┌──
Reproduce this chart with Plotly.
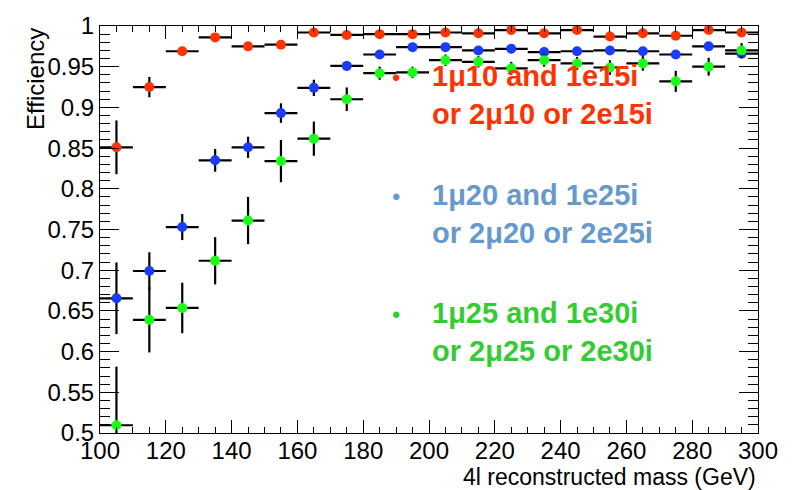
import plotly.graph_objects as go

mass = [105, 115, 125, 135, 145, 155, 165, 175, 185, 195,
        205, 215, 225, 235, 245, 255, 265, 275, 285, 295]
half_bin = [5] * 20

eff_red = [0.851, 0.925, 0.969, 0.986, 0.975, 0.977, 0.992, 0.989, 0.990, 0.990,
           0.992, 0.991, 0.995, 0.991, 0.995, 0.987, 0.991, 0.988, 0.995, 0.992]
err_red = [0.033, 0.0125, 0.004, 0.003, 0.003, 0.003, 0.002, 0.002, 0.002, 0.002,
           0.002, 0.002, 0.002, 0.002, 0.002, 0.002, 0.002, 0.002, 0.002, 0.002]

eff_blue = [0.6655, 0.699, 0.753, 0.835, 0.851, 0.893, 0.924, 0.951, 0.965, 0.974,
            0.974, 0.970, 0.972, 0.968, 0.969, 0.970, 0.969, 0.965, 0.975, 0.966]
err_blue = [0.044, 0.023, 0.016, 0.014, 0.013, 0.012, 0.010, 0.006, 0.005, 0.004,
            0.004, 0.004, 0.004, 0.005, 0.004, 0.004, 0.004, 0.005, 0.004, 0.005]

eff_green = [0.5095, 0.639, 0.6536, 0.7116, 0.761, 0.834, 0.8616, 0.910, 0.942, 0.943,
             0.958, 0.956, 0.948, 0.958, 0.954, 0.949, 0.954, 0.932, 0.950, 0.970]
err_green = [0.072, 0.040, 0.031, 0.029, 0.029, 0.026, 0.021, 0.0145, 0.008, 0.007,
             0.007, 0.007, 0.008, 0.008, 0.008, 0.009, 0.009, 0.013, 0.011, 0.009]

series = [
    ("red", eff_red, err_red, "#ff3300"),
    ("blue", eff_blue, err_blue, "#1a3cff"),
    ("green", eff_green, err_green, "#1aff1a"),
]

legend_lines = [
    ("1μ10 and 1e15i<br>or 2μ10 or 2e15i", "#ff3300", 0.830),
    ("1μ20 and 1e25i<br>or 2μ20 or 2e25i", "#6699cc", 0.538),
    ("1μ25 and 1e30i<br>or 2μ25 or 2e30i", "#33cc33", 0.249),
]

fig = go.Figure()
for name, y, e, c in series:
    fig.add_trace(go.Scatter(
        x=mass, y=y, mode="markers", name=name,
        marker=dict(color=c, size=10, line=dict(width=0)),
        error_y=dict(type="data", array=e, color="black", thickness=2.2, width=0),
        error_x=dict(type="data", array=half_bin, color="black", thickness=2.2, width=0),
        showlegend=False,
    ))

font = "Liberation Sans, Arial, sans-serif"
axis_common = dict(
    showline=True, linecolor="black", linewidth=1, mirror="allticks",
    ticks="inside", tickcolor="black", tickwidth=1,
    showgrid=False, zeroline=False,
    tickfont=dict(family=font, size=24, color="black"),
)
fig.update_xaxes(range=[100, 300], dtick=20, tick0=100, ticklen=13,
                 ticklabelstandoff=-4,
                 minor=dict(dtick=5, ticklen=6, ticks="inside", tickcolor="black", showgrid=False),
                 **axis_common)
fig.update_yaxes(range=[0.5, 1], dtick=0.05, tick0=0.5, ticklen=19,
                 minor=dict(dtick=0.01, ticklen=10, ticks="inside", tickcolor="black", showgrid=False),
                 **axis_common)

annotations = []
for text, col, yc in legend_lines:
    annotations.append(dict(xref="paper", yref="paper", x=0.5015, y=yc, text=text,
                            showarrow=False, xanchor="left", yanchor="middle", align="left",
                            font=dict(family=font, size=29, color=col, weight="bold")))
    annotations.append(dict(xref="paper", yref="paper", x=0.45, y=yc + 0.043, text="•",
                            showarrow=False, xanchor="center", yanchor="middle",
                            font=dict(family=font, size=24, color=col)))
annotations.append(dict(xref="paper", yref="paper", x=1.0, y=-0.1074,
                        text="4l reconstructed mass (GeV)", showarrow=False,
                        xanchor="right", yanchor="middle",
                        font=dict(family=font, size=23, color="black")))
annotations.append(dict(xref="paper", yref="paper", x=-0.0988, y=1.0,
                        text="Efficiency", showarrow=False, textangle=-90,
                        xanchor="center", yanchor="top",
                        font=dict(family=font, size=24, color="black")))

fig.update_layout(
    width=796, height=490,
    margin=dict(l=100, r=38, t=14, b=57, pad=0),
    paper_bgcolor="white", plot_bgcolor="white",
    annotations=annotations,
)
fig.write_html("out.html")
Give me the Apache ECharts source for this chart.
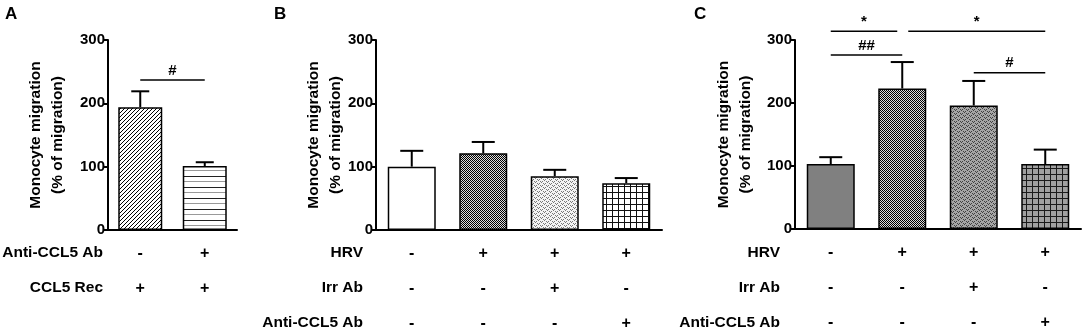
<!DOCTYPE html>
<html>
<head>
<meta charset="utf-8">
<script src="https://cdn.jsdelivr.net/npm/echarts@6/dist/echarts.min.js"></script>
<style>
  html, body { margin: 0; padding: 0; background: #fff; }
  #chart { width: 1084px; height: 331px; }
</style>
</head>
<body>
<div id="chart"></div>
<script>
// ---- data ----
const yTicks = [0, 100, 200, 300]

const aGroups = ['a1', 'a2']
const aMeans = [194, 101]
const aSem = [25, 6]
const aRows = ['Anti-CCL5 Ab', 'CCL5 Rec']
const aSigns = [['-', '+'], ['+', '+']]
const aSig = [[0, 1, 237]]
const aSigText = ['#']

const bGroups = ['b1', 'b2', 'b3', 'b4']
const bMeans = [100, 121, 85, 74]
const bSem = [25, 18, 10, 8]
const bRows = ['HRV', 'Irr Ab', 'Anti-CCL5 Ab']
const bSigns = [['-', '+', '+', '+'], ['-', '-', '+', '-'], ['-', '-', '-', '+']]

const cGroups = ['c1', 'c2', 'c3', 'c4']
const cMeans = [103, 223, 196, 103]
const cSem = [11, 42, 39, 23]
const cRows = ['HRV', 'Irr Ab', 'Anti-CCL5 Ab']
const cSigns = [['-', '+', '+', '+'], ['-', '-', '+', '-'], ['-', '-', '-', '+']]
const cSig = [[0, 1, 314], [1, 3, 314], [0, 1, 276], [2, 3, 248]]
const cSigText = ['*', '*', '##', '#']

const FONT = "'Liberation Sans', Arial, sans-serif"

// ---- fill patterns ----
function tile(w, h, draw) {
  const c = document.createElement('canvas')
  c.width = w
  c.height = h
  const ctx = c.getContext('2d')
  draw(ctx)
  return { image: c, repeat: 'repeat' }
}
function px(ctx, col, pts) {
  ctx.fillStyle = col
  pts.forEach(([x, y]) => ctx.fillRect(x, y, 1, 1))
}

const diag = tile(4, 4, (ctx) => {
  ctx.fillStyle = '#fff'
  ctx.fillRect(0, 0, 4, 4)
  px(ctx, '#000', [[0, 0], [3, 1], [2, 2], [1, 3]])
})
const hLines = tile(4, 11, (ctx) => {
  ctx.fillStyle = '#fff'
  ctx.fillRect(0, 0, 4, 11)
  ctx.fillStyle = '#222'
  ctx.fillRect(0, 0, 4, 1)
  ctx.fillStyle = '#999'
  ctx.fillRect(0, 5, 4, 1)
})
const checker = tile(2, 2, (ctx) => {
  ctx.fillStyle = '#ddd'
  ctx.fillRect(0, 0, 2, 2)
  px(ctx, '#000', [[0, 0], [1, 1]])
})
const waveLight = tile(6, 4, (ctx) => {
  ctx.fillStyle = '#f4f4f4'
  ctx.fillRect(0, 0, 6, 4)
  px(ctx, '#777', [[0, 1], [1, 2], [2, 1], [3, 3], [4, 0], [5, 3]])
})
const waveGray = tile(6, 4, (ctx) => {
  ctx.fillStyle = '#a6a6a6'
  ctx.fillRect(0, 0, 6, 4)
  px(ctx, '#404040', [[0, 1], [1, 2], [2, 1], [3, 3], [4, 0], [5, 3]])
})
const grid = tile(6, 6, (ctx) => {
  ctx.fillStyle = '#fff'
  ctx.fillRect(0, 0, 6, 6)
  ctx.fillStyle = '#111'
  ctx.fillRect(0, 0, 6, 1)
  ctx.fillRect(0, 0, 1, 6)
})
const gridGray = tile(6, 6, (ctx) => {
  ctx.fillStyle = '#a0a0a0'
  ctx.fillRect(0, 0, 6, 6)
  ctx.fillStyle = '#1a1a1a'
  ctx.fillRect(0, 0, 6, 1)
  ctx.fillRect(0, 0, 1, 6)
})

const aFills = [diag, hLines]
const bFills = ['#fff', checker, waveLight, grid]
const cFills = ['#808080', checker, waveGray, gridGray]

// ---- helpers ----
function yAxisFor(gi, gap) {
  return {
    gridIndex: gi,
    type: 'value',
    min: yTicks[0],
    max: yTicks[yTicks.length - 1],
    interval: 100,
    name: 'Monocyte migration\n(% of migration)',
    nameLocation: 'middle',
    nameRotate: 90,
    nameGap: gap,
    nameMoveOverlap: false,
    nameTextStyle: { fontFamily: FONT, fontWeight: 'bold', fontSize: 15.5, color: '#000', lineHeight: 22 },
    axisLine: { show: true, lineStyle: { color: '#000', width: 2 } },
    axisTick: { show: true, length: 5, lineStyle: { color: '#000', width: 2 } },
    axisLabel: { fontFamily: FONT, fontWeight: 'bold', fontSize: 15, color: '#000', margin: 3 },
    splitLine: { show: false },
  }
}

function xAxisFor(gi, groups, signs) {
  return {
    gridIndex: gi,
    type: 'category',
    data: groups,
    axisLine: { show: true, lineStyle: { color: '#000', width: 2 } },
    axisTick: { show: false },
    axisLabel: {
      fontFamily: FONT,
      fontWeight: 'bold',
      fontSize: 16,
      color: '#000',
      lineHeight: 35,
      margin: 6,
      formatter: (v, i) => signs.map((r) => r[i]).join('\n'),
    },
  }
}

function barSeries(gi, means, fills, width) {
  return {
    type: 'bar',
    xAxisIndex: gi,
    yAxisIndex: gi,
    barWidth: width,
    data: means.map((v, i) => ({
      value: v,
      itemStyle: { color: fills[i], borderColor: '#000', borderWidth: 1.5 },
    })),
    z: 2,
  }
}

function errSeries(gi, means, sem, cap) {
  return {
    type: 'custom',
    xAxisIndex: gi,
    yAxisIndex: gi,
    data: means.map((v, i) => [i, v, v + sem[i]]),
    z: 1,
    renderItem: (params, api) => {
      const base = api.coord([api.value(0), api.value(1)])
      const top = api.coord([api.value(0), api.value(2)])
      const st = { stroke: '#000', lineWidth: 2 }
      return {
        type: 'group',
        children: [
          { type: 'line', shape: { x1: base[0], y1: base[1], x2: top[0], y2: top[1] }, style: st },
          { type: 'line', shape: { x1: top[0] - cap / 2, y1: top[1], x2: top[0] + cap / 2, y2: top[1] }, style: st },
        ],
      }
    },
  }
}

function sigSeries(gi, sig, texts) {
  return {
    type: 'custom',
    xAxisIndex: gi,
    yAxisIndex: gi,
    data: sig,
    clip: false,
    z: 3,
    renderItem: (params, api) => {
      const i = params.dataIndex
      const [from, to, y] = sig[i]
      let p1 = api.coord([from, y])
      let p2 = api.coord([to, y])
      let x1 = p1[0]
      let x2 = p2[0]
      // brackets sharing an end at the same height leave a small gap
      sig.forEach((o, j) => {
        if (j === i || o[2] !== y) return
        if (o[0] === to) x2 -= 5
        if (o[1] === from) x1 += 6
      })
      return {
        type: 'group',
        children: [
          { type: 'line', shape: { x1, y1: p1[1], x2, y2: p1[1] }, style: { stroke: '#000', lineWidth: 1.5 } },
          {
            type: 'text',
            style: {
              text: texts[i],
              x: (x1 + x2) / 2,
              y: p1[1] - 2,
              align: 'center',
              textAlign: 'center',
              verticalAlign: 'bottom',
              textVerticalAlign: 'bottom',
              font: 'bold 15px ' + FONT,
              fill: '#000',
            },
          },
        ],
      }
    },
  }
}

function rowHeaders(right, rows) {
  return rows.map((t, k) => ({
    type: 'text',
    style: {
      text: t,
      x: right,
      y: 253 + k * 35,
      align: 'right',
      textAlign: 'right',
      verticalAlign: 'middle',
      textVerticalAlign: 'middle',
      font: 'bold 15.5px ' + FONT,
      fill: '#000',
    },
  }))
}

function letter(x, t) {
  return {
    type: 'text',
    style: { text: t, x, y: 6, font: 'bold 17px ' + FONT, fill: '#000' },
  }
}

const chart = echarts.init(document.getElementById('chart'))

chart.setOption({
  animation: false,
  backgroundColor: '#fff',
  grid: [
    { left: 108, width: 129, top: 40, height: 190, outerBoundsMode: 'none' },
    { left: 376, width: 286, top: 40, height: 190, outerBoundsMode: 'none' },
    { left: 795, width: 286, top: 40, height: 189, outerBoundsMode: 'none' },
  ],
  xAxis: [xAxisFor(0, aGroups, aSigns), xAxisFor(1, bGroups, bSigns), xAxisFor(2, cGroups, cSigns)],
  yAxis: [yAxisFor(0, 39), yAxisFor(1, 29), yAxisFor(2, 38)],
  series: [
    barSeries(0, aMeans, aFills, 44),
    errSeries(0, aMeans, aSem, 18),
    sigSeries(0, aSig, aSigText),
    barSeries(1, bMeans, bFills, 48),
    errSeries(1, bMeans, bSem, 23),
    barSeries(2, cMeans, cFills, 48),
    errSeries(2, cMeans, cSem, 23),
    sigSeries(2, cSig, cSigText),
  ],
  graphic: [
    letter(5, 'A'),
    letter(274, 'B'),
    letter(694, 'C'),
    ...rowHeaders(103, aRows),
    ...rowHeaders(363, bRows),
    ...rowHeaders(780, cRows),
  ],
})
</script>
</body>
</html>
└──
### GIVEN REQUEST
Would you reproduce the lines above, from the very first through the line containing "0.002, 0.002, 0.002]", exactly and without the pictures?

### EXERCISE RESPONSE
Reproduce this chart with Plotly.
import plotly.graph_objects as go

mass = [105, 115, 125, 135, 145, 155, 165, 175, 185, 195,
        205, 215, 225, 235, 245, 255, 265, 275, 285, 295]
half_bin = [5] * 20

eff_red = [0.851, 0.925, 0.969, 0.986, 0.975, 0.977, 0.992, 0.989, 0.990, 0.990,
           0.992, 0.991, 0.995, 0.991, 0.995, 0.987, 0.991, 0.988, 0.995, 0.992]
err_red = [0.033, 0.0125, 0.004, 0.003, 0.003, 0.003, 0.002, 0.002, 0.002, 0.002,
           0.002, 0.002, 0.002, 0.002, 0.002, 0.002, 0.002, 0.002, 0.002, 0.002]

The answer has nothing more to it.